The Toronto Star has cancelled plans to outsource editing jobs, in a move that will substantially reduce the number of job cuts planned.
The newspaper announced in November that it was outsourcing all copy-editing and cutting 78 editing jobs, eight of which were part-time and the rest full-time. This constitutes one fifth of its total editorial staff of 390. Revenue at the paper's parent company, Torstar, had fallen 13% in the last quarter and the cuts were expected to save around $4 million a year.
The union and the paper have reached a deal to keep editing duties as part of the internal operations, saving around 35 jobs. The rest will still be cut, though, through layoffs and voluntary redundancies. Design and layout of the paper's ads will still be outsourced.
The agreement is still tentative, and will be voted on by union members on Thursday.

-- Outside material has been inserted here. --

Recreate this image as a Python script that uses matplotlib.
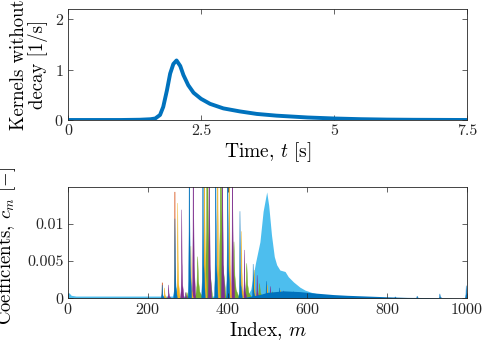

Publisher John Cruickshank said in a statement to staff: "Regretfully, this alternative to contracting out will still result in a number of layoffs in the newsroom, with details on specific numbers to be communicated as soon as possible."
Union head Maureen Dawson told the Star she had mixed feelings. "I am pleased we were able to save some jobs and to work with the company," she said. "I am also sad there will be lots of good people who will be leaving involuntarily."
Another proposal by the Southern Ontario Newsmedia Guild aimed to prevent layoffs in the Star's prepress department. The union and the company were not able to agree on that proposal, Dawson said.
Torstar has been in the news recently as a potential buyer for some of the bankrupt Canwest newspapers. So despite falling revenue, it's keeping staff on and maybe acquiring new titles: are these signs that things are looking up?